Personally it sounds like darwinism is in full effect.
Unbelievable. I'm waiting for "better off apartheid," next week, in which we compare crime, disease, healthcare, GDP and economic opportunities under South Africa's racist regime v. now. I'm sure that will also be interesting reading.
And for Zimbabwe, too....
Oh, and did anyone else find it funny that a russian mail order bride site is advertising on this page?
This is a bizarre post. Excuse me. You think that Russia under Putin is an example of a free market or a democracy or an open society? It is none of those things: it is an autocratic state. As my old mate Ed Lucas of the Economist said in the run-up to the first Putin coronation (oops election) the stage was set for a battle between the spooks and the crooks. The spooks won and absorbed the crooks. It is a country without a rule of law. For those few in the middle class and in big cities, life isn't bad. For the others it probably was better under Communism. Maybe you should go there before writing about something you clearly know nothing about. Health services in the latter part of Soviet Communism were probably better. There is a plethora of statistics and studies from credible sources to indicate general health has deteriorated badly since the Gorbachev years.
You think that Russia under Putin is an example of a free market or a democracy or an open society?
Yes, we all think that. We're all totally moving there and getting a condo together.
And next door they're'll be hookers and blackjack!
In fact, forget the condo and the blackjack.
Lulz
Jamie, you're at Reason.com commenting about a dubious Newsweek graphic.
If you think Newsweek was attempting to prove that Putin has failed and not capitalism, you must not read Newsweek very often.
If you expect Reason readers to agree with Newsweek's implication that communism is a workable system, you must not read Reason very often.
T-bone, you must not know who's who in libertarian circles.
I suspect Jamie Dettmer was arguing that while the Newsweek comparisons were disingenous (at best), the Reason commentary fails to point out that Russia NOW is hardly an exemplary model of liberal institutions.
Precisely.
The problem is that everyone sane and intelligent has already quit the print media, leaving only lunatic wingnuts and morons.
And Abdul deserves a free Kindle? or something for his 3:18 comment.
Soviet Abdul needs no bourgeois awards.
Humor from each according to his ability, and to each according to his need for laffs.

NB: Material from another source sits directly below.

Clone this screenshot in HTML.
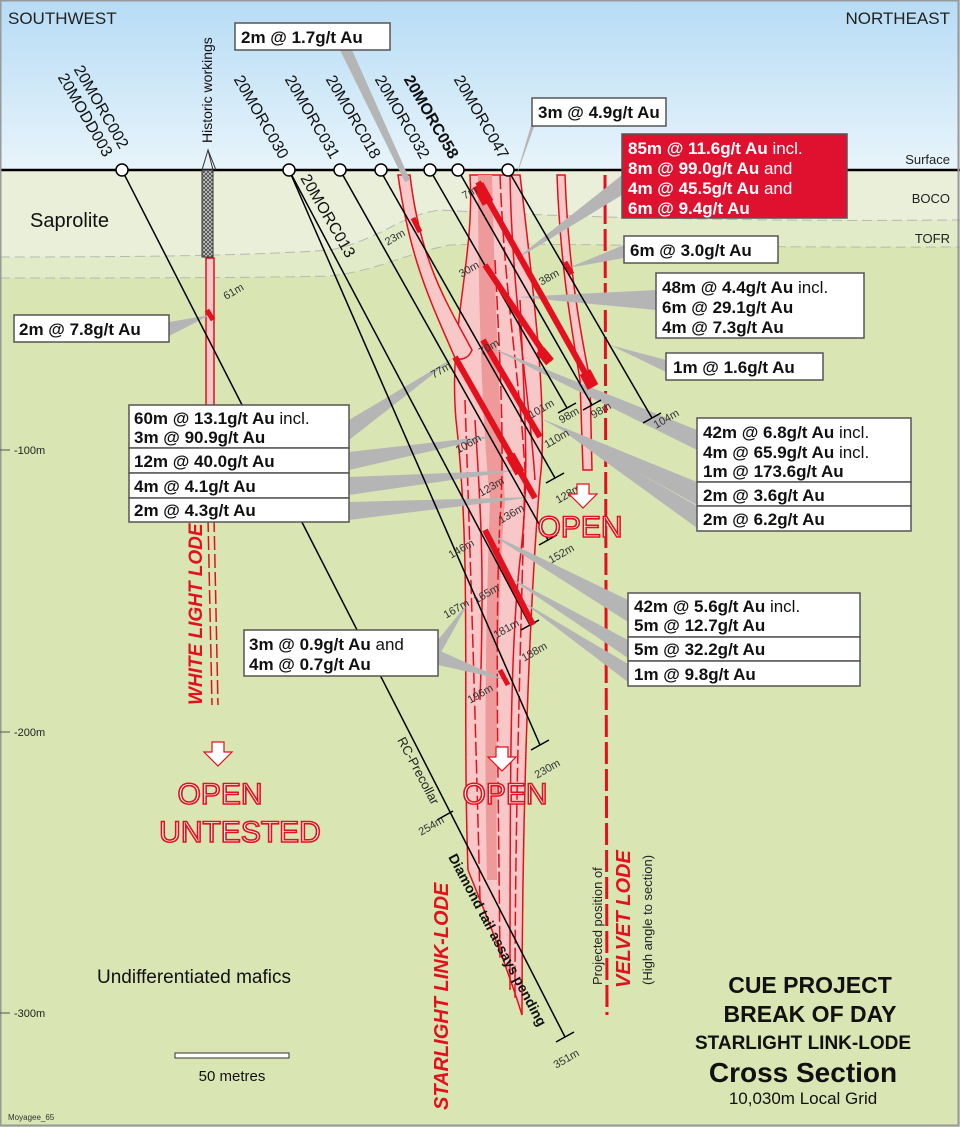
<!DOCTYPE html>
<html><head><meta charset="utf-8"><style>
html,body{margin:0;padding:0;background:#fff}
svg{display:block;font-family:"Liberation Sans",sans-serif}
.b{font-weight:bold;font-size:17px;fill:#111}
.n{font-weight:normal}
.hn{font-size:16px;fill:#111}
.d{font-size:11px;fill:#333}
.open{font-size:30px;fill:#fff;stroke:#e3101d;stroke-width:1.6;font-weight:normal}
</style></head><body>
<svg width="960" height="1127" viewBox="0 0 960 1127">
<defs>
<linearGradient id="sky" x1="0" y1="0" x2="0" y2="1"><stop offset="0" stop-color="#b6dcf5"/><stop offset="1" stop-color="#e8f4fb"/></linearGradient>
<pattern id="hatch" width="4" height="4" patternUnits="userSpaceOnUse"><rect width="4" height="4" fill="#ccc"/><path d="M0,0 L4,4 M4,0 L0,4" stroke="#444" stroke-width="0.8"/></pattern>
</defs>
<rect x="0" y="0" width="960" height="1127" fill="#d9e5b3"/>
<rect x="0" y="0" width="960" height="170" fill="url(#sky)"/>
<path d="M0,170 H960 V220 C700,222 520,215 440,210 C400,215 380,240 330,250 C250,256 120,257 0,257Z" fill="#eaefd9"/>
<path d="M0,257 C120,257 250,256 330,250 C380,240 400,215 440,210 C520,215 700,222 960,220 V247 C700,248 520,242 450,245 C400,255 380,270 330,276 C250,278 120,278 0,278Z" fill="#e2ebc8"/>
<path d="M0,257 C120,257 250,256 330,250 C380,240 400,215 440,210 C520,215 700,222 960,220" fill="none" stroke="#b8b8b0" stroke-dasharray="10,5"/>
<path d="M0,278 C120,278 250,278 330,276 C380,270 400,255 450,245 C520,242 700,248 960,247" fill="none" stroke="#b8b8b0" stroke-dasharray="10,5"/>
<line x1="0" y1="170" x2="960" y2="170" stroke="#000" stroke-width="2.5"/>
<rect x="0.5" y="0.5" width="958" height="1125" fill="none" stroke="#999" stroke-width="2"/>

<!-- Starlight lode envelope -->
<path d="M470,175 L520,175 C535,300 548,420 540,480 C530,600 522,800 522,1015 C505,960 480,900 468,870 C462,700 472,560 456,420 C448,330 475,260 470,175Z" fill="#f8c8c8" stroke="#e3101d" stroke-width="1.5"/>
<path d="M478,175 L492,175 C495,300 500,420 505,500 C500,560 495,700 497,880 L487,880 C483,700 488,560 490,500 C482,420 478,300 478,175Z" fill="#ee9a9a"/>
<g fill="none" stroke="#e3101d" stroke-width="1.5">
<path d="M500,175 C505,300 520,380 525,470 C522,600 515,800 515,1000" stroke-dasharray="14,4"/>
<path d="M510,175 C512,300 530,400 535,480"/>
<path d="M465,400 C470,550 475,700 480,900" stroke-dasharray="14,4"/>
<path d="M495,260 C500,360 505,450 500,520 C495,620 498,760 500,960" stroke-dasharray="14,4"/>
<path d="M520,300 C525,420 530,480 520,560 C510,650 510,780 510,990"/>
<path d="M475,420 C480,500 485,560 480,700" />
</g>
<path d="M398,175 L410,175 C420,260 445,300 472,350 C468,360 460,360 455,358 C430,300 410,260 398,175Z" fill="#f8c8c8" stroke="#e3101d" stroke-width="1.5"/>
<path d="M557,175 L565,175 C568,260 578,320 590,380 L592,470 L583,470 L580,380 C570,320 560,260 557,175Z" fill="#f8c8c8" stroke="#e3101d" stroke-width="1.5"/>
<line x1="605" y1="175" x2="607" y2="1015" stroke="#e3101d" stroke-width="3" stroke-dasharray="22,5"/>
<!-- White light lode -->
<rect x="206" y="258" width="8" height="260" fill="#f8c8c8" stroke="#e3101d" stroke-width="1.5"/>
<path d="M208,518 L212,705 M214,518 L218,705" stroke="#e3101d" stroke-width="1.5" stroke-dasharray="14,4"/>
<rect x="202" y="170" width="11" height="87" fill="url(#hatch)" stroke="#333"/>
<path d="M202,170 L208,150 L213,170 M208,150 L216,170" stroke="#333" fill="none"/>

<!-- leaders -->
<g fill="#b5b5b5">
<polygon points="340,50 352,50 410,180 405,182"/>
<polygon points="535,112 535,124 515,180"/>
<polygon points="622,175 622,195 512,262"/>
<polygon points="624,245 624,258 568,268"/>
<polygon points="656,290 656,310 518,297"/>
<polygon points="666,360 666,372 610,345"/>
<polygon points="697,430 697,450 485,345"/>
<polygon points="697,482 697,505 540,418"/>
<polygon points="697,506 697,528 555,425"/>
<polygon points="349,420 349,440 455,357"/>
<polygon points="349,452 349,470 500,435"/>
<polygon points="349,477 349,495 520,470"/>
<polygon points="349,502 349,520 535,497"/>
<polygon points="169,322 169,336 210,315"/>
<polygon points="628,600 628,622 487,532"/>
<polygon points="628,640 628,658 505,575"/>
<polygon points="628,664 628,682 520,600"/>
<polygon points="438,640 438,658 470,600"/>
<polygon points="438,650 438,665 505,680"/>
</g>

<g stroke="#000" stroke-width="1.5" fill="none">
<line x1="122" y1="170" x2="565" y2="1037"/>
<line x1="289" y1="170" x2="540" y2="745"/>
<line x1="289" y1="170" x2="530" y2="625"/>
<line x1="340" y1="170" x2="548" y2="540"/>
<line x1="380" y1="170" x2="555" y2="478"/>
<line x1="430" y1="170" x2="567" y2="408"/>
<line x1="458" y1="170" x2="592" y2="405"/>
<line x1="508" y1="170" x2="652" y2="418"/>
<path d="M556,1042 L574,1032 M531,750 L549,740 M521,630 L539,620 M539,545 L557,535 M546,483 L564,473 M558,413 L576,403 M583,410 L601,400 M643,423 L661,413 M437,820 L453,811"/>
</g>
<g stroke="#e3101d" stroke-linecap="butt">
<line x1="478" y1="182" x2="593" y2="387" stroke-width="6"/>
<line x1="485" y1="265" x2="550" y2="362" stroke-width="6"/>
<line x1="483" y1="340" x2="540" y2="437" stroke-width="6"/>
<line x1="455" y1="357" x2="535" y2="498" stroke-width="6"/>
<line x1="485" y1="530" x2="533" y2="625" stroke-width="6"/>
<line x1="500" y1="670" x2="508" y2="685" stroke-width="5"/>
<line x1="413" y1="218" x2="420" y2="232" stroke-width="5"/>
<line x1="565" y1="262" x2="572" y2="274" stroke-width="5"/>
<line x1="207" y1="310" x2="213" y2="320" stroke-width="5"/>
<line x1="478" y1="185" x2="488" y2="203" stroke-width="12"/>
<line x1="585" y1="372" x2="593" y2="387" stroke-width="12"/>
<line x1="510" y1="455" x2="520" y2="473" stroke-width="10"/>
<line x1="540" y1="350" x2="550" y2="362" stroke-width="10"/>
</g>
<g fill="#fff" stroke="#000" stroke-width="1.5">
<circle cx="122" cy="170" r="6"/><circle cx="289" cy="170" r="6"/><circle cx="340" cy="170" r="6"/><circle cx="381" cy="170" r="6"/><circle cx="430" cy="170" r="6"/><circle cx="458" cy="170" r="6"/><circle cx="508" cy="170" r="6"/>
</g>
<g class="hn" text-anchor="end">
<text transform="translate(120,150) rotate(60)">20MORC002</text>
<text transform="translate(104,158) rotate(60)">20MODD003</text>
<text transform="translate(280,160) rotate(60)">20MORC030</text>
<text transform="translate(331,160) rotate(60)">20MORC031</text>
<text transform="translate(372,160) rotate(60)">20MORC018</text>
<text transform="translate(421,160) rotate(60)">20MORC032</text>
<text transform="translate(450,160) rotate(60)" font-weight="bold">20MORC058</text>
<text transform="translate(500,160) rotate(60)">20MORC047</text>
<text transform="translate(300,178) rotate(60)" text-anchor="start">20MORC013</text>
<text transform="translate(212,143) rotate(-90)" text-anchor="start" font-size="14">Historic workings</text>
</g>
<g class="d" text-anchor="end">
<text transform="translate(406,235) rotate(-30)">23m</text>
<text transform="translate(478,192) rotate(-30)">7m</text>
<text transform="translate(480,267) rotate(-30)">30m</text>
<text transform="translate(560,275) rotate(-30)">38m</text>
<text transform="translate(226,300) rotate(-30)" text-anchor="start">61m</text>
<text transform="translate(500,345) rotate(-30)">70m</text>
<text transform="translate(452,368) rotate(-30)">77m</text>
<text transform="translate(555,405) rotate(-30)">101m</text>
<text transform="translate(580,413) rotate(-30)">98m</text>
<text transform="translate(612,408) rotate(-30)">98m</text>
<text transform="translate(680,415) rotate(-30)">104m</text>
<text transform="translate(570,435) rotate(-30)">110m</text>
<text transform="translate(482,440) rotate(-30)">106m</text>
<text transform="translate(505,483) rotate(-30)">123m</text>
<text transform="translate(582,490) rotate(-30)">128m</text>
<text transform="translate(525,510) rotate(-30)">136m</text>
<text transform="translate(475,545) rotate(-30)">146m</text>
<text transform="translate(575,550) rotate(-30)">152m</text>
<text transform="translate(500,590) rotate(-30)">165m</text>
<text transform="translate(470,605) rotate(-30)">167m</text>
<text transform="translate(520,625) rotate(-30)">181m</text>
<text transform="translate(548,648) rotate(-30)">188m</text>
<text transform="translate(494,690) rotate(-30)">196m</text>
<text transform="translate(561,765) rotate(-30)">230m</text>
<text transform="translate(445,822) rotate(-30)">254m</text>
<text transform="translate(580,1055) rotate(-30)">351m</text>
</g>
<text transform="translate(397,740) rotate(62)" font-size="13" fill="#222">RC-Precollar</text>
<text transform="translate(448,857) rotate(62)" font-size="14" font-weight="bold" fill="#111">Diamond tail assays pending</text>

<g fill="#fff" stroke="#e3101d" stroke-width="1.2">
<path d="M212,742 h12 v10 h8 l-14,14 l-14,-14 h8z"/>
<path d="M496,747 h12 v10 h8 l-14,14 l-14,-14 h8z"/>
<path d="M577,484 h12 v10 h8 l-14,14 l-14,-14 h8z"/>
</g>
<g class="open" text-anchor="middle">
<text x="580" y="537">OPEN</text>
<text x="505" y="804">OPEN</text>
<text x="220" y="804">OPEN</text>
<text x="240" y="842">UNTESTED</text>
</g>
<text transform="translate(202,705) rotate(-90)" font-size="19" font-style="italic" font-weight="bold" fill="#e3101d">WHITE LIGHT LODE</text>
<text transform="translate(448,1110) rotate(-90)" font-size="20" font-style="italic" font-weight="bold" fill="#e3101d">STARLIGHT LINK-LODE</text>
<text transform="translate(602,985) rotate(-90)" font-size="13" fill="#222">Projected position of</text>
<text transform="translate(630,988) rotate(-90)" font-size="20" font-style="italic" font-weight="bold" fill="#e3101d">VELVET LODE</text>
<text transform="translate(652,985) rotate(-90)" font-size="13" fill="#222">(High angle to section)</text>

<g stroke="#555" stroke-width="1.5" fill="#fff">
<rect x="235" y="23" width="155" height="27"/>
<rect x="532" y="98" width="134" height="28"/>
<rect x="622" y="134" width="225" height="84" fill="#e0102f"/>
<rect x="624" y="236" width="154" height="27"/>
<rect x="656" y="273" width="208" height="65"/>
<rect x="666" y="353" width="157" height="27"/>
<rect x="697" y="418" width="214" height="64"/>
<rect x="697" y="482" width="214" height="24"/>
<rect x="697" y="506" width="214" height="25"/>
<rect x="129" y="405" width="220" height="43"/>
<rect x="129" y="448" width="220" height="25"/>
<rect x="129" y="473" width="220" height="25"/>
<rect x="129" y="498" width="220" height="24"/>
<rect x="14" y="315" width="155" height="27"/>
<rect x="628" y="593" width="232" height="44"/>
<rect x="628" y="637" width="232" height="24"/>
<rect x="628" y="661" width="232" height="25"/>
<rect x="244" y="630" width="194" height="46"/>
</g>
<g class="b">
<text x="241" y="43">2m @ 1.7g/t Au</text>
<text x="538" y="118">3m @ 4.9g/t Au</text>
<g style="fill:#fff"><text x="628" y="154" style="fill:#fff">85m @ 11.6g/t Au <tspan class="n">incl.</tspan></text>
<text x="628" y="174" style="fill:#fff">8m @ 99.0g/t Au <tspan class="n">and</tspan></text>
<text x="628" y="194" style="fill:#fff">4m @ 45.5g/t Au <tspan class="n">and</tspan></text>
<text x="628" y="214" style="fill:#fff">6m @ 9.4g/t Au</text></g>
<text x="630" y="256">6m @ 3.0g/t Au</text>
<text x="662" y="293">48m @ 4.4g/t Au <tspan class="n">incl.</tspan></text>
<text x="662" y="313">6m @ 29.1g/t Au</text>
<text x="662" y="333">4m @ 7.3g/t Au</text>
<text x="673" y="373">1m @ 1.6g/t Au</text>
<text x="703" y="438">42m @ 6.8g/t Au <tspan class="n">incl.</tspan></text>
<text x="703" y="458">4m @ 65.9g/t Au <tspan class="n">incl.</tspan></text>
<text x="703" y="477">1m @ 173.6g/t Au</text>
<text x="703" y="501">2m @ 3.6g/t Au</text>
<text x="703" y="525">2m @ 6.2g/t Au</text>
<text x="134" y="424">60m @ 13.1g/t Au <tspan class="n">incl.</tspan></text>
<text x="134" y="443">3m @ 90.9g/t Au</text>
<text x="134" y="467">12m @ 40.0g/t Au</text>
<text x="134" y="492">4m @ 4.1g/t Au</text>
<text x="134" y="516">2m @ 4.3g/t Au</text>
<text x="19" y="335">2m @ 7.8g/t Au</text>
<text x="634" y="612">42m @ 5.6g/t Au <tspan class="n">incl.</tspan></text>
<text x="634" y="631">5m @ 12.7g/t Au</text>
<text x="634" y="655">5m @ 32.2g/t Au</text>
<text x="634" y="680">1m @ 9.8g/t Au</text>
<text x="249" y="650">3m @ 0.9g/t Au <tspan class="n">and</tspan></text>
<text x="249" y="670">4m @ 0.7g/t Au</text>
</g>

<text x="8" y="24" font-size="17" fill="#222">SOUTHWEST</text>
<text x="950" y="24" font-size="17" fill="#222" text-anchor="end">NORTHEAST</text>
<text x="950" y="164" font-size="13" fill="#222" text-anchor="end">Surface</text>
<text x="950" y="203" font-size="13" fill="#222" text-anchor="end">BOCO</text>
<text x="950" y="243" font-size="13" fill="#222" text-anchor="end">TOFR</text>
<text x="30" y="227" font-size="20" fill="#111">Saprolite</text>
<text x="97" y="983" font-size="19" fill="#111">Undifferentiated mafics</text>
<g font-size="11" fill="#222"><text x="14" y="454">-100m</text><text x="14" y="736">-200m</text><text x="14" y="1017">-300m</text></g>
<path d="M0,450 H10 M0,732 H10 M0,1013 H10" stroke="#555"/>
<rect x="175" y="1053" width="114" height="5" fill="#fff" stroke="#333"/>
<text x="232" y="1081" font-size="15" fill="#111" text-anchor="middle">50 metres</text>
<text x="8" y="1120" font-size="8" fill="#333">Moyagee_65</text>
<g text-anchor="middle" fill="#111" font-weight="bold">
<text x="810" y="993" font-size="23">CUE PROJECT</text>
<text x="810" y="1022" font-size="23">BREAK OF DAY</text>
<text x="803" y="1049" font-size="19">STARLIGHT LINK-LODE</text>
<text x="803" y="1082" font-size="28">Cross Section</text>
<text x="803" y="1104" font-size="17" font-weight="normal">10,030m Local Grid</text>
</g>
</svg>
</body></html>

Communist regimes were strikingly successful at creating impressive statistics.
Somehow, the statistics were at odds with the shabby, dirty, depressed and sometimes even stinking reality of real-day communism.
As a child in 1980's Czechoslovakia, I did not doubt that we had huge industry. Everyone could smell it in the air. The chemistry plant 3 km from the center of the city released smells comparable to a burning heap of truck tires.
No dictatorship is worse than utter kleptocracy. I read that on this very website.
The fact that Russia might have been better under communism speaks to how bad it is under Putin/Medvedev, not to how good communism was.
Exactly. But since Reason is trying to become something like Fox News for people that smokes weed, then they don?t get it.
The chart is absolutely meaningless, of course. But for Reason, which publishes Cavanaugh's (I think it was him) articles about how life in USSR was extremely boring because Hollywood hasn't made any movies with fun Russian characters, to complain about it is rather hypocritical.
So Russia has lost 827 cinemas since "then" until "now"? Heck, from 1995 to 2008, the number of cinemas in the United States dropped by 1,958.
Granted, the number of movie screens increased by over 10,000 in the same period, but that's not what Newsweek was measuring in the case of Russia.